Nine of the 14 are by Galileo or one of his sons, while two more, Auguste Rodin and San Antonio, are out of Galileo mares and My Dear Friend a grandson via Teofilo as his dam sire. Only King Of Steel and Dubai Mile have no Galileo, though the latter is from the Sadler’s Wells line.
Auguste Rodin has no doubts on pedigree – it is perfect. Deep Impact on a top class Galileo mare – that’s your old ‘breed the best to the best’ policy.
Perhaps surprisingly, favourites don’t have that great a record - eight favourites or joint favourites since 2000 (23 years) – 34.7%. In the same timeframe 11 favourites have won the Gold Cup, a much better record, since there was also no race in 2001 - 50%. With all that can happen in a three-mile chase, and usually the classic colts having established themselves, that is surprising statistic.
And not much separates the top six in the market. We could have another Anthony Van Dyck finish with three-quarters of a length separating the first five home. It was also just half a length over the first four in Sir Percy’s year in 2006. Sir Percy beat Dragon Dancer, Dylan Thomas and Hala Bek a short-head, a head and a short-head.
Auguste Rodin, the best of these at two, still holds stable confidence despite his disaster in the 2000 Guineas. Little Big Bear bounded back from that and the stable is in better form. There is a ‘but’ - the ground conditions are very much different. Still, stable confidence is a plus and they were right in the end that Luxembourg was a high-class colt.
Given the threat of disruption from animal rights protesters, Arrest might very well be a headline word. But will it be the Frankel colt? He looked the best of British at Chester. Once upon a time you took your Derby fancies from the traditional two-year-old quality races – but Arrest has a Ffos Las win on his CV!

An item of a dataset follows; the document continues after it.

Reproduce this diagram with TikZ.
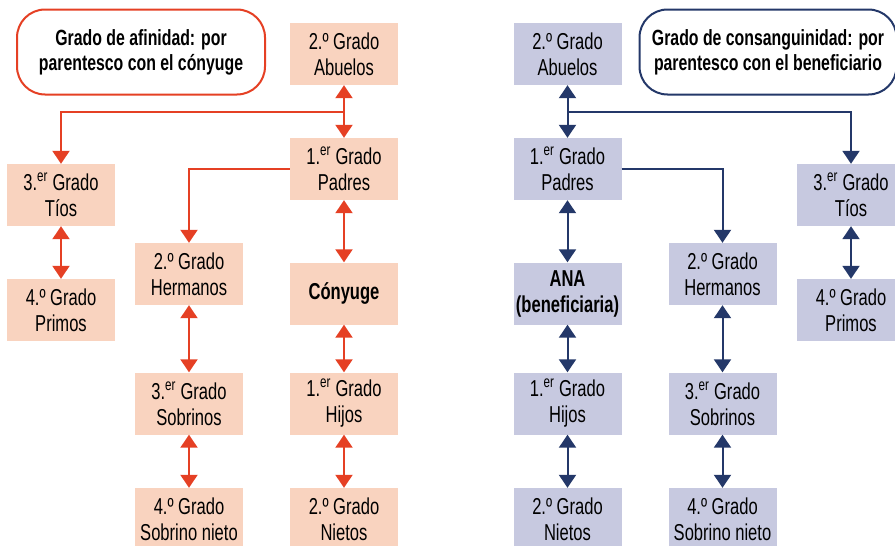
\documentclass[tikz,border=0pt]{standalone}
\usepackage{fontspec}
\setmainfont[FakeStretch=0.72]{Liberation Sans}
\usepackage{xcolor}
\usetikzlibrary{arrows.meta, positioning, calc}
\definecolor{afinFill}{RGB}{249, 211, 191}
\definecolor{afinLine}{RGB}{229, 64, 36}
\definecolor{consFill}{RGB}{199, 201, 224}
\definecolor{consLine}{RGB}{36, 56, 105}

\begin{document}
\begin{tikzpicture}[
    x=1pt, y=-1pt,
    kin/.style={rectangle, minimum width=108pt, minimum height=62pt, inner sep=0pt, align=center, font=\fontsize{23}{26}\selectfont},
    kin afin/.style={kin, fill=afinFill},
    kin cons/.style={kin, fill=consFill},
    heading/.style={rectangle, rounded corners=28pt, line width=2pt, fill=white, minimum height=85pt, align=center, font=\fontsize{22}{25}\selectfont\bfseries},
    link/.style={line width=2pt, {Triangle[width=17pt,length=13pt]}-{Triangle[width=17pt,length=13pt]}},
    branch/.style={line width=2pt, -{Triangle[width=17pt,length=13pt]}}
]
    \useasboundingbox (0,0) rectangle (895,546);

    % afinidad
    \node[heading, draw=afinLine, minimum width=248pt] (titleA) at (141,52) {Grado de afinidad: por\\parentesco con el cónyuge};
    \node[kin afin] (abuelosA) at (344,54) {2.º Grado\\Abuelos};
    \node[kin afin] (padresA) at (344,169) {1.\textsuperscript{er} Grado\\Padres};
    \node[kin afin] (conyuge) at (344,293.5) {\bfseries Cónyuge};
    \node[kin afin] (hijosA) at (344,403.5) {1.\textsuperscript{er} Grado\\Hijos};
    \node[kin afin] (nietosA) at (344,519) {2.º Grado\\Nietos};
    \node[kin afin] (tiosA) at (61,195) {3.\textsuperscript{er} Grado\\Tíos};
    \node[kin afin] (primosA) at (61,310) {4.º Grado\\Primos};
    \node[kin afin] (hermanosA) at (189,274) {2.º Grado\\Hermanos};
    \node[kin afin] (sobrinosA) at (189,403.5) {3.\textsuperscript{er} Grado\\Sobrinos};
    \node[kin afin] (nietoA) at (189,519) {4.º Grado\\Sobrino nieto};

    \coordinate (splitA) at ($(abuelosA.south)!0.5!(padresA.north)$);
    \begin{scope}[afinLine]
        \draw[link] (abuelosA) -- (padresA);
        \draw[branch] (splitA) -| (tiosA);
        \draw[branch] (padresA.west) -| (hermanosA);
        \draw[link] (padresA) -- (conyuge);
        \draw[link] (conyuge) -- (hijosA);
        \draw[link] (hijosA) -- (nietosA);
        \draw[link] (tiosA) -- (primosA);
        \draw[link] (hermanosA) -- (sobrinosA);
        \draw[link] (sobrinosA) -- (nietoA);
    \end{scope}

    % consanguinidad
    \node[heading, draw=consLine, minimum width=257pt] (titleC) at (768,52) {Grado de consanguinidad: por\\parentesco con el beneficiario};
    \node[kin cons] (abuelosC) at (567.5,54) {2.º Grado\\Abuelos};
    \node[kin cons] (padresC) at (567.5,169) {1.\textsuperscript{er} Grado\\Padres};
    \node[kin cons] (ana) at (567.5,293.5) {\bfseries ANA\\\bfseries(beneficiaria)};
    \node[kin cons] (hijosC) at (567.5,403.5) {1.\textsuperscript{er} Grado\\Hijos};
    \node[kin cons] (nietosC) at (567.5,519) {2.º Grado\\Nietos};
    \node[kin cons] (hermanosC) at (722.5,274) {2.º Grado\\Hermanos};
    \node[kin cons] (sobrinosC) at (722.5,403.5) {3.\textsuperscript{er} Grado\\Sobrinos};
    \node[kin cons] (nietoC) at (722.5,519) {4.º Grado\\Sobrino nieto};
    \node[kin cons] (tiosC) at (851,195) {3.\textsuperscript{er} Grado\\Tíos};
    \node[kin cons] (primosC) at (851,310) {4.º Grado\\Primos};

    \coordinate (splitC) at ($(abuelosC.south)!0.5!(padresC.north)$);
    \begin{scope}[consLine]
        \draw[link] (abuelosC) -- (padresC);
        \draw[branch] (splitC) -| (tiosC);
        \draw[branch] (padresC.east) -| (hermanosC);
        \draw[link] (padresC) -- (ana);
        \draw[link] (ana) -- (hijosC);
        \draw[link] (hijosC) -- (nietosC);
        \draw[link] (tiosC) -- (primosC);
        \draw[link] (hermanosC) -- (sobrinosC);
        \draw[link] (sobrinosC) -- (nietoC);
    \end{scope}
\end{tikzpicture}
\end{document}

San Antonio is big at 33s considering that longer-priced Ballydoyle runners often make the frame. A Dundalk maiden into a Chester listed race might not seem classic winning form but then Paddington proved well able to cope with the Irish 2000 Guineas contenders off a similar preparation.
Strongest
The Dante is traditionally thought of as the strongest of the trials. Both it and the 2000 Guineas have each produced six winners since 2000. This year the York race also has the advantage of being run on going more on a par with today’s conditions, compared to soft at Chester or Lingfield’s all-weather and soft to heavy for the Leopardstown Trial won by Sprewell.
Sprewell and White Birch give Ireland a great back-up team behind the favourite. White Birch is certainly value on his Dante run but has a bit of a crazy stat against him - no horse drawn 2 has won the Derby since the introduction of starting stalls in 1967. Waipiro in 11 is similarly afflicted. Will Sprewell stay well enough? His pedigree just wouldn’t suggest so, but all of Ireland wish him the best.
I’ve backed a horse I’m not really sure looks the part. But, on his two-year-old form with Arrest and The Foxes, on his current price, you have to have a few euro on Dubai Mile.
His breeding is of the classic calibre. His trainers speak highly of him:- “There’s no horse in this race that’s going there knowing that they are better than us, on official ratings. We’re a Group 1 winner who ran a very good trial over an inadequate trip in the Guineas,” were the comments of trainer Charlie Johnston. “I said beforehand going into the Guineas that if he finished in the first six and hit the line strong I would be delighted and that was exactly what the horse did.” That’s worth a try at odds of 18/1 even if doubts remain.
He doesn’t appear to have the size and scope normally associated with a classic winner? As a son for Roaring Lion out of high class Beach Bunny, by a fine Derby winner in High Chapparal, he was a bargain purchase at €20,000 from Goffs. Roaring Lion’s first season fee was €40,000.
It also leaves us, as last year, going back to the old master. Google would certainly have predicted Shergar would have won for Sir Michael Stoute back in 1981.
His colt Passenger was in a better position than the winner three out in the Dante but missed his run in a pocket of horses. He didn’t actually produce a flying finish but is entitled to have learned a lot from only his second start, in a trial race favoured by his trainer, he too looks each-way value.
THE Prix du Jockey-Club looks a bit diminished this weekend with only 11 runners compared to the likes of 2010 when Lope De Vega defied stall 20 of 22 to beat Planteur. This year has perhaps a young Head on old shoulders - sorry, dreadful pun - as Big Rock aims to give Christopher Head his first classic winner. The British and Irish challenge does not look too strong, unless the Dante form is really boosted at Epsom.